### PROBLEM TO WORK ON
Select the lines that hold the word "matplotlib" and copy each one.
***
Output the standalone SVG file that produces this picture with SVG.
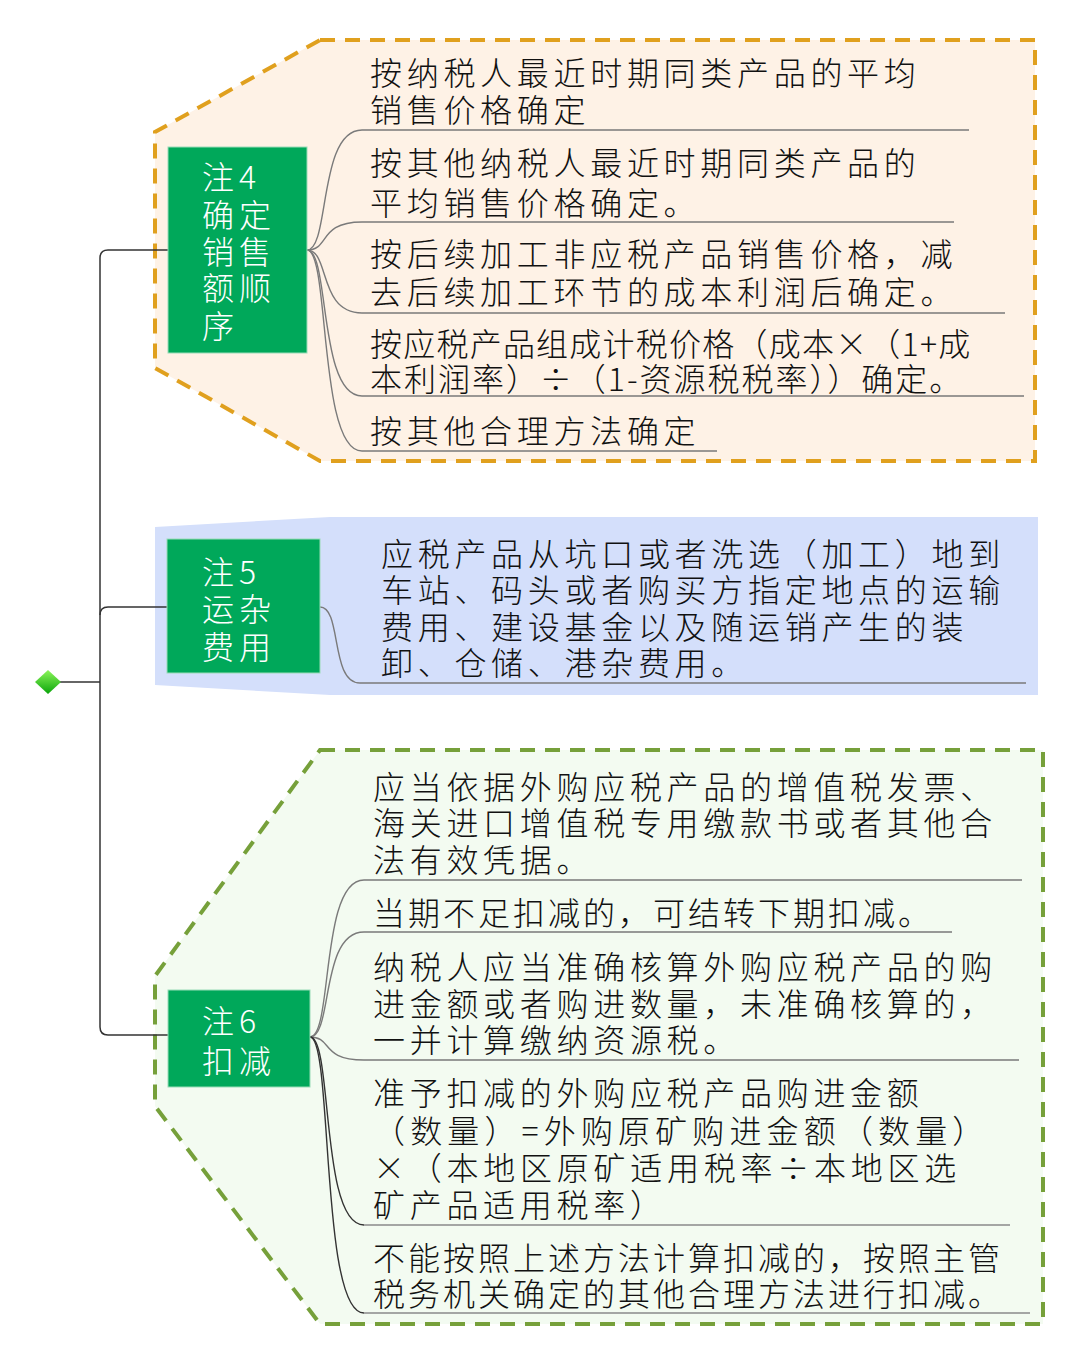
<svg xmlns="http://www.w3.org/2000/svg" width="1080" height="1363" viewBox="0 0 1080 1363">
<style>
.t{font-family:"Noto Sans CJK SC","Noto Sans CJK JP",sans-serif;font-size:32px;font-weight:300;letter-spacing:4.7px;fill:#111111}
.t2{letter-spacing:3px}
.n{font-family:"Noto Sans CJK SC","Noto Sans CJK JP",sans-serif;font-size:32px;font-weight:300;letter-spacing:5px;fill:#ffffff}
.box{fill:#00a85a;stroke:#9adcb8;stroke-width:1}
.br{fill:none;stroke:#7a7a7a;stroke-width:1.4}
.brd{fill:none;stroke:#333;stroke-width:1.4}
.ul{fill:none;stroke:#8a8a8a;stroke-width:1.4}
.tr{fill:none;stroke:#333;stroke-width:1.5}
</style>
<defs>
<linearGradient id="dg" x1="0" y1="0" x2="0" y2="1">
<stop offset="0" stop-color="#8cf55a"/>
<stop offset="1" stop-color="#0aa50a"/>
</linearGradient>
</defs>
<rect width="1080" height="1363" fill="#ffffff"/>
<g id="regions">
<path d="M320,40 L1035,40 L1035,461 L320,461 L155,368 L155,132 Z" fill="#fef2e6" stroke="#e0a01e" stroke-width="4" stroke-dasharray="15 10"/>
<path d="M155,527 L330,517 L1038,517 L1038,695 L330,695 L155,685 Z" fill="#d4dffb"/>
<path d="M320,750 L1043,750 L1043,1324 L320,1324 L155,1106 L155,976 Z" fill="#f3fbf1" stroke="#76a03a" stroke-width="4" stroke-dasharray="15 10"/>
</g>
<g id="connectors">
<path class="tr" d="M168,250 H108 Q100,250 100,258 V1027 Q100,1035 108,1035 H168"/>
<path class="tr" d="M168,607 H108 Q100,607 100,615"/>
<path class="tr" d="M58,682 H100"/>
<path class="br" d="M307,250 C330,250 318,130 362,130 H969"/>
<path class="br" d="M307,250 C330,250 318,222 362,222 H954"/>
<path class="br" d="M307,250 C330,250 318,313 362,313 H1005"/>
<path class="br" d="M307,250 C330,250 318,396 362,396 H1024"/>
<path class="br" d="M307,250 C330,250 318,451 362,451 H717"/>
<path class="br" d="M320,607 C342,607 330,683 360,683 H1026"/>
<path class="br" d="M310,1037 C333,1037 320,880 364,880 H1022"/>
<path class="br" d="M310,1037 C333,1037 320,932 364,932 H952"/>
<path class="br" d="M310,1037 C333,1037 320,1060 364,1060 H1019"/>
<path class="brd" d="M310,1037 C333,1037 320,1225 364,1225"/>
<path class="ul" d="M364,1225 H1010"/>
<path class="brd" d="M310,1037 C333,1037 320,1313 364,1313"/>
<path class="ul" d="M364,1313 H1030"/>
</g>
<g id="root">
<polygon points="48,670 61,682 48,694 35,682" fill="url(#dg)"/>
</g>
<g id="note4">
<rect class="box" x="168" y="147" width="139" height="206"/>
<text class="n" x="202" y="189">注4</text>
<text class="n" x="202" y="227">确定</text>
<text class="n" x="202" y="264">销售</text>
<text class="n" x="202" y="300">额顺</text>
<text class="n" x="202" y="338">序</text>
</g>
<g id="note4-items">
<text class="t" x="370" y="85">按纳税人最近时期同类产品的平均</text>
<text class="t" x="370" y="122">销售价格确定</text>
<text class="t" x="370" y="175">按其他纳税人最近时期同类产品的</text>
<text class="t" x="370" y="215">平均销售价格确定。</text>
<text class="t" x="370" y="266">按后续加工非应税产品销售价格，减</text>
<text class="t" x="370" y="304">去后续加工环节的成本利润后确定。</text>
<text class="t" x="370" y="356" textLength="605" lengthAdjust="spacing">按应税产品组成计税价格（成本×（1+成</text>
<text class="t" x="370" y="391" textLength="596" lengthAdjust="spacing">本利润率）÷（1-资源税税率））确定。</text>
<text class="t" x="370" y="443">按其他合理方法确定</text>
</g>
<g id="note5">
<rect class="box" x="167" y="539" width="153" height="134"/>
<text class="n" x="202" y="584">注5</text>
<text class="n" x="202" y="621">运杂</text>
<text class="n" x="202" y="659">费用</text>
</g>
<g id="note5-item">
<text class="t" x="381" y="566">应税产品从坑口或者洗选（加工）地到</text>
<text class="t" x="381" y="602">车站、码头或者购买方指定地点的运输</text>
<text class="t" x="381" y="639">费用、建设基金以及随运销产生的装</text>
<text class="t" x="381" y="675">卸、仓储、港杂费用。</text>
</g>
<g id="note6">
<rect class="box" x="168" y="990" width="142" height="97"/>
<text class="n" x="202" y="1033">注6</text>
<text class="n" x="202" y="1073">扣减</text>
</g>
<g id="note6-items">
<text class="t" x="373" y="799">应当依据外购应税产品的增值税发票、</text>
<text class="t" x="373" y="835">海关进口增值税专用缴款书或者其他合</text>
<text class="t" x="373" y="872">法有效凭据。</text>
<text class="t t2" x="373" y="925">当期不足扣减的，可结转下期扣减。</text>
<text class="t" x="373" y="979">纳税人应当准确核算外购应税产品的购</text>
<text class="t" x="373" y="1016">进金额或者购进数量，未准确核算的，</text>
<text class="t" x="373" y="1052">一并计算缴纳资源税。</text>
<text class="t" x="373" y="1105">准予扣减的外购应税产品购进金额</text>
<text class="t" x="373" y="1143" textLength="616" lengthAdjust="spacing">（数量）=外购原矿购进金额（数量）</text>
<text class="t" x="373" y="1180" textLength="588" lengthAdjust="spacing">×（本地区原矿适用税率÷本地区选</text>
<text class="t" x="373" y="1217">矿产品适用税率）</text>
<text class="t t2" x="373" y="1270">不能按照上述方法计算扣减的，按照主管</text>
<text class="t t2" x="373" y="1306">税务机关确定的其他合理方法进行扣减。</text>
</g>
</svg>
***
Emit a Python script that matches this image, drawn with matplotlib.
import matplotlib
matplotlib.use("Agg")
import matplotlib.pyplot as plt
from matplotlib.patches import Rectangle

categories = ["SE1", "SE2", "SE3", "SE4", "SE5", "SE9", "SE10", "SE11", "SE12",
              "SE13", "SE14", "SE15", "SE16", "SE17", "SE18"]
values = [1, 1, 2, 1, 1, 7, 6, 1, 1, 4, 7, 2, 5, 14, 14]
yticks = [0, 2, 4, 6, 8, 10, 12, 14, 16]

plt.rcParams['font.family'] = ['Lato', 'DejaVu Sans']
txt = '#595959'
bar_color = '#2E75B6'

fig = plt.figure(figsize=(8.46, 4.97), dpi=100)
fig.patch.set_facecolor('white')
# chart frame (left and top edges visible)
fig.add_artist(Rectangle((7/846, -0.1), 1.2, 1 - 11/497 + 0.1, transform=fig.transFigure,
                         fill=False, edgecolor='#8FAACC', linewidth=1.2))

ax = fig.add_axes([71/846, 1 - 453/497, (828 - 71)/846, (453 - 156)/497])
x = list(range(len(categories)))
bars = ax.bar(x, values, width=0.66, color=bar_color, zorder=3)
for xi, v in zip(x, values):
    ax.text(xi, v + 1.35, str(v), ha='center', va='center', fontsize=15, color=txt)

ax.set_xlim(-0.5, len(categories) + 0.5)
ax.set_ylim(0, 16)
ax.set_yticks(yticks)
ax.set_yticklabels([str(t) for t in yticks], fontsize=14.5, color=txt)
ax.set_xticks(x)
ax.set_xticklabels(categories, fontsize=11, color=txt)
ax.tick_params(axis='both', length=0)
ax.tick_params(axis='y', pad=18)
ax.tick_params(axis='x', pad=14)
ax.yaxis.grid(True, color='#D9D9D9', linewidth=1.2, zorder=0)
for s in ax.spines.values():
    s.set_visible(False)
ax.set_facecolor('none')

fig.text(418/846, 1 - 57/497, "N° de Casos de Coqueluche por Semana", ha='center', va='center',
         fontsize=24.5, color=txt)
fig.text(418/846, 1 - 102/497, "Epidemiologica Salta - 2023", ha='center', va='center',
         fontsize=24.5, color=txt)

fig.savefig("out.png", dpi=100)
***
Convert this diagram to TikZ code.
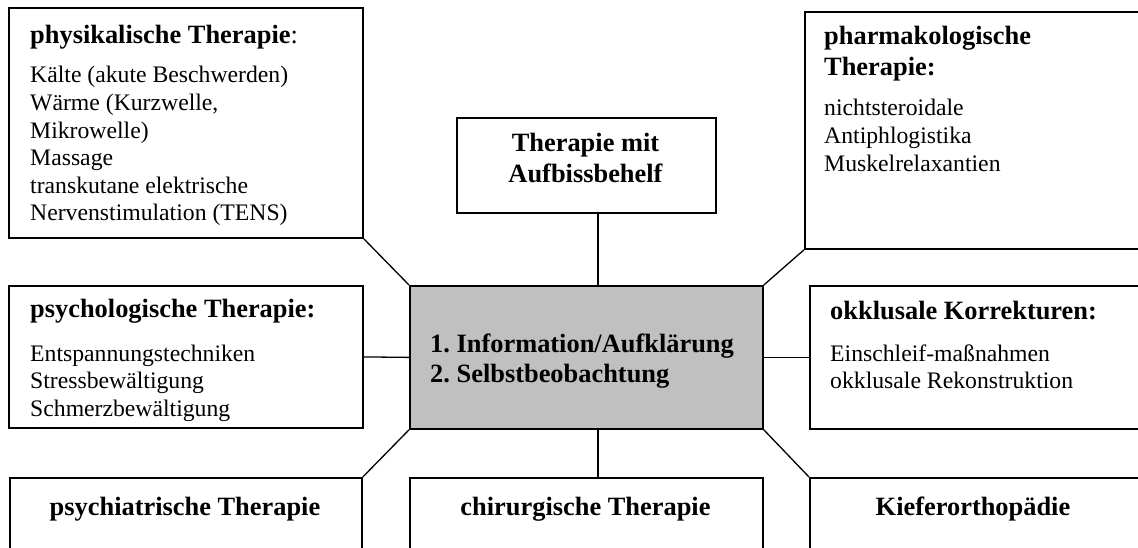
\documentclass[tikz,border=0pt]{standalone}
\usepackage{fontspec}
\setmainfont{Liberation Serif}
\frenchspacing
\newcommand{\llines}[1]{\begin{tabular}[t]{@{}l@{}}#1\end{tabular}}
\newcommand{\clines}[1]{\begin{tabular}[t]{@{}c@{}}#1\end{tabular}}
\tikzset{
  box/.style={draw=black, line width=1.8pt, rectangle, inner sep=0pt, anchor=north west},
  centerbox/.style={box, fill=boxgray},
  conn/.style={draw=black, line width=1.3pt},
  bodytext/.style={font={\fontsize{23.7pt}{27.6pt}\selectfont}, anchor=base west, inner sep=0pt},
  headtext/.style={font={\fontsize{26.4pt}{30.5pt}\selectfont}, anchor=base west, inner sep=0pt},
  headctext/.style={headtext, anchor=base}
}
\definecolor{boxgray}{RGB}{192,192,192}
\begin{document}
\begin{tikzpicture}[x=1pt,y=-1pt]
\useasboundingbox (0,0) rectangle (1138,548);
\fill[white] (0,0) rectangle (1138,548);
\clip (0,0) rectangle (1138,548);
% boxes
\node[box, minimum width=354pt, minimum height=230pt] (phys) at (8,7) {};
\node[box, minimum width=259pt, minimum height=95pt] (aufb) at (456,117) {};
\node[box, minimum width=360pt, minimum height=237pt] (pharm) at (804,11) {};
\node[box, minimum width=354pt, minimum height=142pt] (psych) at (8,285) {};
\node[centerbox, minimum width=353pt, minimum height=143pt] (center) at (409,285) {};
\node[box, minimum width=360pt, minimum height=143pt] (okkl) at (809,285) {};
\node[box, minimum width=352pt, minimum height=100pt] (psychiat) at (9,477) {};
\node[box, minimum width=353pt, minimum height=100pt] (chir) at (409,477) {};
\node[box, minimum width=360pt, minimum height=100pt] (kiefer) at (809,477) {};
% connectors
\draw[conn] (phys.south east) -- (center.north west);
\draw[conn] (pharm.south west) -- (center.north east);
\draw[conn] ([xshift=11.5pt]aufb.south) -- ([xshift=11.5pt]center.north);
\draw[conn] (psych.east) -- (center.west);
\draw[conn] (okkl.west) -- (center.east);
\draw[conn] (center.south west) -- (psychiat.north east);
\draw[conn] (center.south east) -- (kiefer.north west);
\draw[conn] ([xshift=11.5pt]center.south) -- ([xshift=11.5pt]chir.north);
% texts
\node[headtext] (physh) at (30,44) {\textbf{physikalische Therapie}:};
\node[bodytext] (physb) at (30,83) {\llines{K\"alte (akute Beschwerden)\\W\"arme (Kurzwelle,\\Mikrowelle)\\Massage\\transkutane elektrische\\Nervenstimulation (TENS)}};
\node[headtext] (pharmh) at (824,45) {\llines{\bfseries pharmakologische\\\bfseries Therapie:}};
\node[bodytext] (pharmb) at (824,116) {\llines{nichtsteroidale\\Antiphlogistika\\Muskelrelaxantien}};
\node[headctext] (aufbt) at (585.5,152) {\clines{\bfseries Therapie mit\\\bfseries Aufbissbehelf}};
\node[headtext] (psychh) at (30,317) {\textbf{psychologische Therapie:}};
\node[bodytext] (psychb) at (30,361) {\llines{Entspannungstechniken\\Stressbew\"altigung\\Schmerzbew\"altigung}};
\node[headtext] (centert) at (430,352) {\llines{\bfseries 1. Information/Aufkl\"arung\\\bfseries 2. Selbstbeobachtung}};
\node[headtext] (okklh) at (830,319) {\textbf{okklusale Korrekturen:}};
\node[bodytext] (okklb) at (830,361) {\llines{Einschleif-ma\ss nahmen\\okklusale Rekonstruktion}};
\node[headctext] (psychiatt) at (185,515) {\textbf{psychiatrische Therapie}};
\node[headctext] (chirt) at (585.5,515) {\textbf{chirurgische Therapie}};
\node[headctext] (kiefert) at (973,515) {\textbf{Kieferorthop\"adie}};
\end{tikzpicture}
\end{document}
***
### THE SOLUTION
Emit a Python script that matches this image, drawn with matplotlib.
import matplotlib
matplotlib.use("Agg")
import matplotlib.pyplot as plt
from matplotlib.patches import Rectangle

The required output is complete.